Using Isotropic and Anisotropic Models to Determine Solar Module Tilt to Maximize Incident Energy and PV Electricity Output on the Alaska North Slope

The Alaska North Slope is a pristine and fragile arctic environment that needs protection. The present article illustrates the application of isotropic and anisotropic models for predicting solar radiation on photovoltaic (PV) modules (and, hence, potential electricity output) for different angles of inclination (or tilt) in Utqiagvik Alaska. The anisotropic model is shown to provide higher, albeit more accurate, predictions of solar radiation since it includes all of the measures used in the isotropic model, but provides a more comprehensive representation of the diffuse component. Specifically, the anisotropic model includes not only the isotropic part of diffuse radiation, but also the circumsolar and horizon brightening parts.
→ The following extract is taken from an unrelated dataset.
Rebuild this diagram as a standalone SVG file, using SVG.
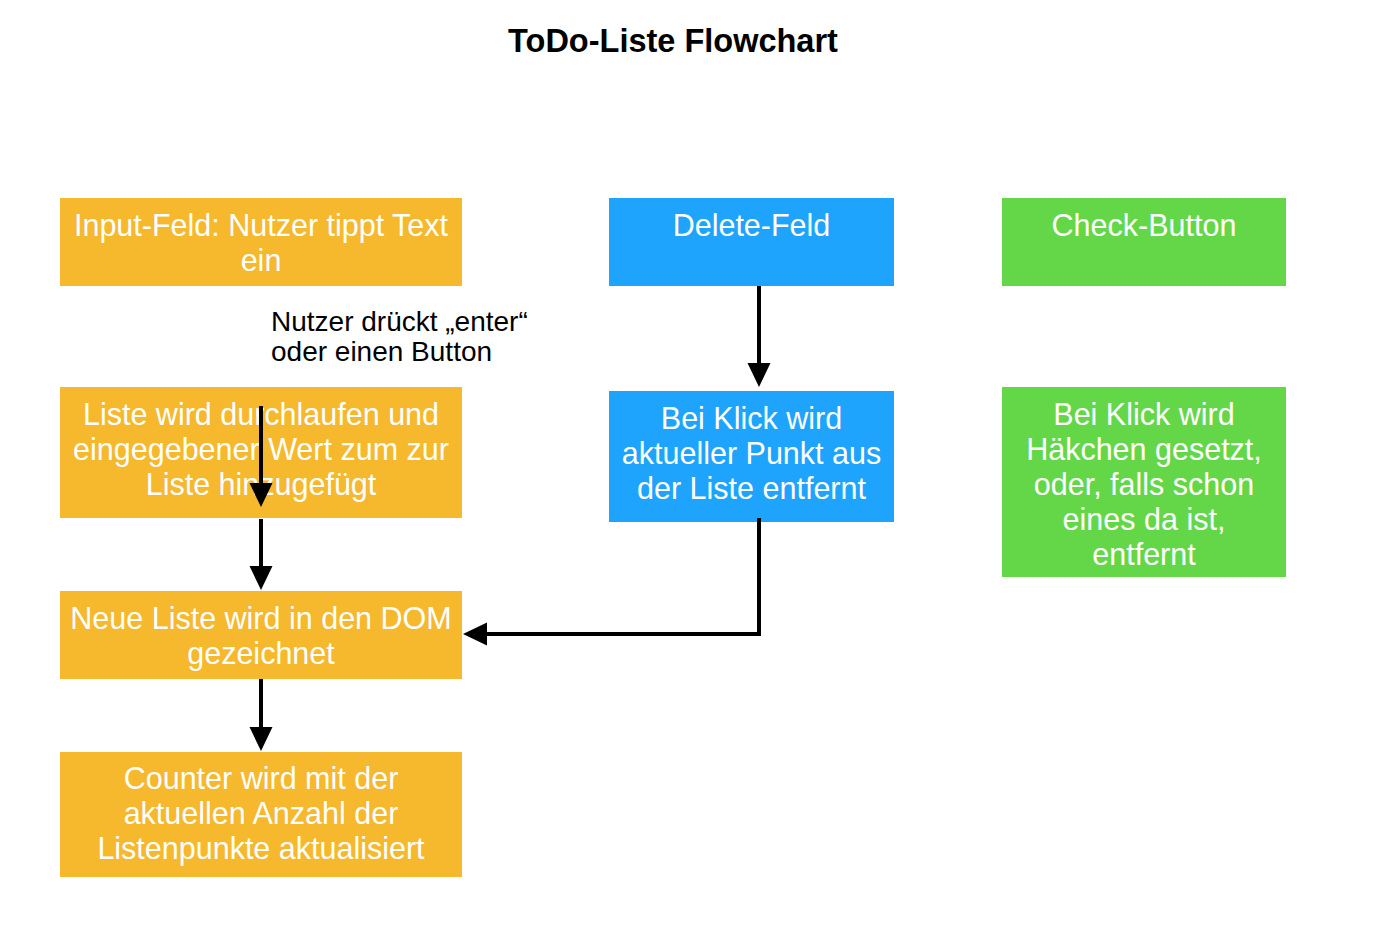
<svg xmlns="http://www.w3.org/2000/svg" width="1382" height="930" viewBox="0 0 1382 930">
<style>
.orange{fill:#F6B82D}
.blue{fill:#1EA4FC}
.green{fill:#64D749}
.t{font-family:"Liberation Sans",Arial,Helvetica,sans-serif;font-size:30.5px;fill:#ffffff;text-anchor:middle}
.lbl{font-family:"Liberation Sans",Arial,Helvetica,sans-serif;font-size:28px;fill:#000000}
.title{font-family:"Liberation Sans",Arial,Helvetica,sans-serif;font-size:32.5px;font-weight:bold;fill:#000000;text-anchor:middle}
.conn{fill:none;stroke:#000000;stroke-width:4;marker-end:url(#arr)}
</style>
<defs>
<marker id="arr" markerUnits="userSpaceOnUse" markerWidth="24" markerHeight="24" refX="14" refY="11.5" orient="auto">
<path d="M0,0 L24,11.5 L0,23 Z" fill="#000000"/>
</marker>
</defs>
<rect width="1382" height="930" fill="#ffffff"/>
<text class="title" x="673" y="52">ToDo-Liste Flowchart</text>

<g id="input">
<rect class="orange" x="60" y="198" width="402" height="88"/>
<text class="t" x="261" y="236">Input-Feld: Nutzer tippt Text</text>
<text class="t" x="261" y="271">ein</text>
</g>
<g id="liste">
<rect class="orange" x="60" y="387" width="402" height="131"/>
<text class="t" x="261" y="425">Liste wird durchlaufen und</text>
<text class="t" x="261" y="460">eingegebener Wert zum zur</text>
<text class="t" x="261" y="495">Liste hinzugefügt</text>
</g>
<g id="dom">
<rect class="orange" x="60" y="591" width="402" height="88"/>
<text class="t" x="261" y="629">Neue Liste wird in den DOM</text>
<text class="t" x="261" y="664">gezeichnet</text>
</g>
<g id="counter">
<rect class="orange" x="60" y="752" width="402" height="125"/>
<text class="t" x="261" y="789">Counter wird mit der</text>
<text class="t" x="261" y="824">aktuellen Anzahl der</text>
<text class="t" x="261" y="859">Listenpunkte aktualisiert</text>
</g>
<g id="delete">
<rect class="blue" x="609" y="198" width="285" height="88"/>
<text class="t" x="751.5" y="236">Delete-Feld</text>
</g>
<g id="delete-klick">
<rect class="blue" x="609" y="391" width="285" height="131"/>
<text class="t" x="751.5" y="429">Bei Klick wird</text>
<text class="t" x="751.5" y="464">aktueller Punkt aus</text>
<text class="t" x="751.5" y="499">der Liste entfernt</text>
</g>
<g id="check">
<rect class="green" x="1002" y="198" width="284" height="88"/>
<text class="t" x="1144" y="236">Check-Button</text>
</g>
<g id="check-klick">
<rect class="green" x="1002" y="387" width="284" height="190"/>
<text class="t" x="1144" y="425">Bei Klick wird</text>
<text class="t" x="1144" y="460">Häkchen gesetzt,</text>
<text class="t" x="1144" y="495">oder, falls schon</text>
<text class="t" x="1144" y="530">eines da ist,</text>
<text class="t" x="1144" y="565">entfernt</text>
</g>

<g id="connectors">
<path class="conn" d="M261,406 L261,497"/>
<path class="conn" d="M261,519 L261,580"/>
<path class="conn" d="M261,679 L261,741"/>
<path class="conn" d="M759,286 L759,377"/>
<path class="conn" d="M759,518 L759,634 L473,634"/>
<g id="connector-label">
<text class="lbl" x="271" y="331">Nutzer drückt „enter“</text>
<text class="lbl" x="271" y="361">oder einen Button</text>
</g>
</g>
</svg>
A PV array angle of tilt of 55 degrees is shown to provide the greatest total amount of incident solar radiation for the entire year, based on both the isotropic and anisotropic models. However, both models also indicate that angles of tilt that are steeper than 55 degrees result in slightly greater amounts of incident solar radiation during the late-winter, early-spring, and mid-fall months; while angles of tilt that are flatter than 55 degrees result in slightly greater amounts of incident solar radiation during the summer and early-fall months. It is shown that a PV system with a moderately sized array, tilted at the fixed angle of 55 degrees, could provide more than 50 percent of the total annual electricity needs for homes in Utqiagvik Alaska.